Новое восстание в Поволжье было подавлено уже после смерти Грозного. По крайней мере, еще в апреле 1583 г. армия под командой князя Мстиславского была послана против татар Поволжья. Даже на востоке, на сибирской границе, страну преследовали неудачи. С 1573 г. сын Кучума Маметкул принудил к повиновению русских данников, остяков, угрожал городкам Строгановых, подбивал к бунту те же народы Поволжья. Царь в 1574 г. послал грамоту Строгановым с дозволением перейти Урал, строить крепости на Тоболе и населять их русскими людьми. Но грамота – не войско. Поняв, что от Москвы помощи ждать не приходится, Строгановы наняли казачий отряд Ермака, и тот осенью 1582 г. разбил Кучума и занял его столицу Искер. Между прочим, Иван Грозный требовал от Строгановых вернуть Ермака из Сибири, поскольку не хотел воевать еще и с Сибирским ханством – как будто последнее уже не воевало с Россией с 1573 г.! Достаточно сказать, что 5 декабря 1582 г., через шесть недель после взятия Искера, Ермак разбил Маметкула, вернувшегося из набега на Чердынь. Кстати, отряд Ермака тоже перебросили с литовской границы – летом 1581 г. он находился под Смоленском. Его ближайший соратник по сибирскому походу Иван Кольцо тогда же действовал против ногаев.

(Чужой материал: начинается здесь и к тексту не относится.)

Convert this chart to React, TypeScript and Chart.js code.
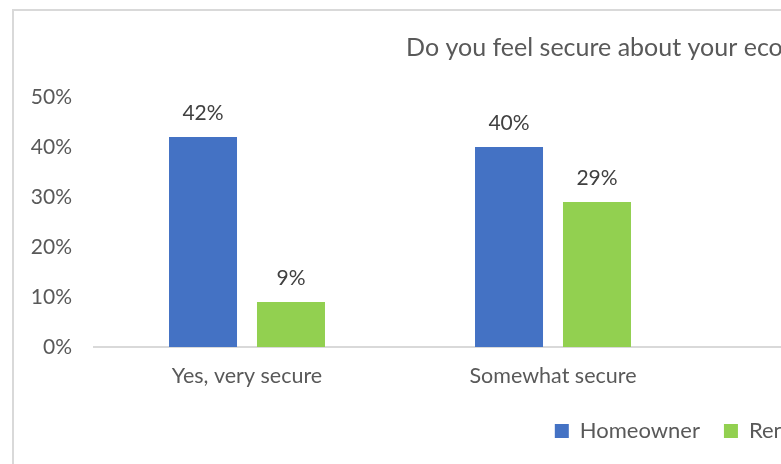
import React, { useEffect, useRef } from 'react';
import { Chart, registerables } from 'chart.js';

Chart.register(...registerables);

const chartTitle = 'Do you feel secure about your economic situation?';
const categories = ['Yes, very secure', 'Somewhat secure', 'Not very secure', 'Not at all secure'];
const seriesNames = ['Homeowner', 'Renter'];
const homeownerValues: (number | null)[] = [42, 40, null, null];
const renterValues: (number | null)[] = [9, 29, null, null];
const yTickValues = [0, 10, 20, 30, 40, 50];
const seriesColors = ['#4472C4', '#92D050'];

const FONT = 'Lato';
const CANVAS_W = 1332;
const CANVAS_H = 470;
const PLOT_LEFT = 80;
const PLOT_RIGHT = 1304;
const PAD_LEFT = 36;

const valueLabels = {
  id: 'valueLabels',
  afterDatasetsDraw(chart: any) {
    const ctx = chart.ctx;
    ctx.save();
    ctx.font = `21px ${FONT}`;
    ctx.fillStyle = '#404040';
    ctx.textAlign = 'center';
    ctx.textBaseline = 'middle';
    chart.data.datasets.forEach((ds: any, i: number) => {
      const meta = chart.getDatasetMeta(i);
      meta.data.forEach((el: any, j: number) => {
        const v = ds.data[j];
        if (v == null) return;
        ctx.fillText(`${v}%`, el.x, el.y - 24);
      });
    });
    ctx.restore();
  },
};

export default function App() {
  const ref = useRef<HTMLCanvasElement | null>(null);

  useEffect(() => {
    document.documentElement.style.overflow = 'hidden';
    document.body.style.overflow = 'hidden';
    let chart: Chart | null = null;
    let cancelled = false;
    const make = () => {
      if (cancelled || !ref.current) return;
      Chart.defaults.font.family = FONT;
      chart = new Chart(ref.current, {
        type: 'bar',
        data: {
          labels: categories,
          datasets: [
            {
              label: seriesNames[0],
              data: homeownerValues,
              backgroundColor: seriesColors[0],
              borderWidth: 0,
              categoryPercentage: 0.575,
              barPercentage: 0.773,
            },
            {
              label: seriesNames[1],
              data: renterValues,
              backgroundColor: seriesColors[1],
              borderWidth: 0,
              categoryPercentage: 0.575,
              barPercentage: 0.773,
            },
          ],
        },
        options: {
          animation: false,
          responsive: false,
          devicePixelRatio: 1,
          layout: { padding: { left: PAD_LEFT, right: CANVAS_W - PLOT_RIGHT, top: 0, bottom: 29 } },
          plugins: {
            title: {
              display: true,
              text: chartTitle,
              color: '#595959',
              font: { family: FONT, size: 25, weight: 'normal' },
              padding: { top: 21.5, bottom: 34.5 },
            },
            legend: {
              position: 'bottom',
              labels: {
                boxWidth: 14,
                boxHeight: 14,
                padding: 24,
                color: '#595959',
                font: { family: FONT, size: 22 },
              },
            },
            tooltip: { enabled: false },
          },
          scales: {
            x: {
              grid: { display: false, drawTicks: false },
              border: { display: true, color: '#d9d9d9', width: 2 },
              ticks: { color: '#595959', font: { family: FONT, size: 21.5 }, padding: 16.5, maxRotation: 0 },
              afterFit: (s: any) => {
                s.height = 49;
              },
            },
            y: {
              min: 0,
              max: 50,
              grid: { display: false, drawTicks: false },
              border: { display: false },
              ticks: {
                color: '#595959',
                font: { family: FONT, size: 21 },
                padding: 22,
                callback: (v: any) => `${v}%`,
              },
              afterBuildTicks: (s: any) => {
                s.ticks = yTickValues.map((v) => ({ value: v }));
              },
              afterFit: (s: any) => {
                s.width = PLOT_LEFT - PAD_LEFT;
                s._computeLabelArea = () => undefined;
              },
            },
          },
        },
        plugins: [valueLabels],
      } as any);
    };
    const fonts: any = (document as any).fonts;
    if (fonts && fonts.load) {
      Promise.all([fonts.load(`21px ${FONT}`), fonts.load(`25px ${FONT}`)]).then(make, make);
    } else {
      make();
    }
    return () => {
      cancelled = true;
      if (chart) chart.destroy();
    };
  }, []);

  return (
    <div
      style={{
        position: 'absolute',
        left: 12,
        top: 9,
        width: CANVAS_W + 4,
        height: CANVAS_H + 4,
        border: '2px solid #d9d9d9',
        boxSizing: 'border-box',
        background: '#fff',
      }}
    >
      <canvas ref={ref} width={CANVAS_W} height={CANVAS_H} style={{ display: 'block', width: CANVAS_W, height: CANVAS_H }} />
    </div>
  );
}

Так вот военное счастье стало изменять Ермаку примерно тогда же, когда царь послал ему на помощь воеводу Волховского с отрядом стрельцов (по некоторым сведениям, тот прибыл в Сибирь уже после смерти Грозного). Зимой дружина Ермака испытала голод, летом был перебит отряд Ивана Кольцо. Наконец в августе 1585 г. Кучум перебил отряд Ермака.
Есть мнение, что «при хорошем руководстве» русские после мира со Стефаном Баторием одерживали бы над шведами победу за победой. Не исключено, что так оно и было бы, однако не забудем: помимо того, что от активных действий против Швеции царя отвлекали проблемы на востоке, и Польша требовала от Москвы не посылать войско против Нарвы, угрожая в противном случае снова войной. В итоге 8 сентября 1582 г. шведам удалось осадить Орешек, хотя после провала штурма 8 октября они вскоре сняли осаду.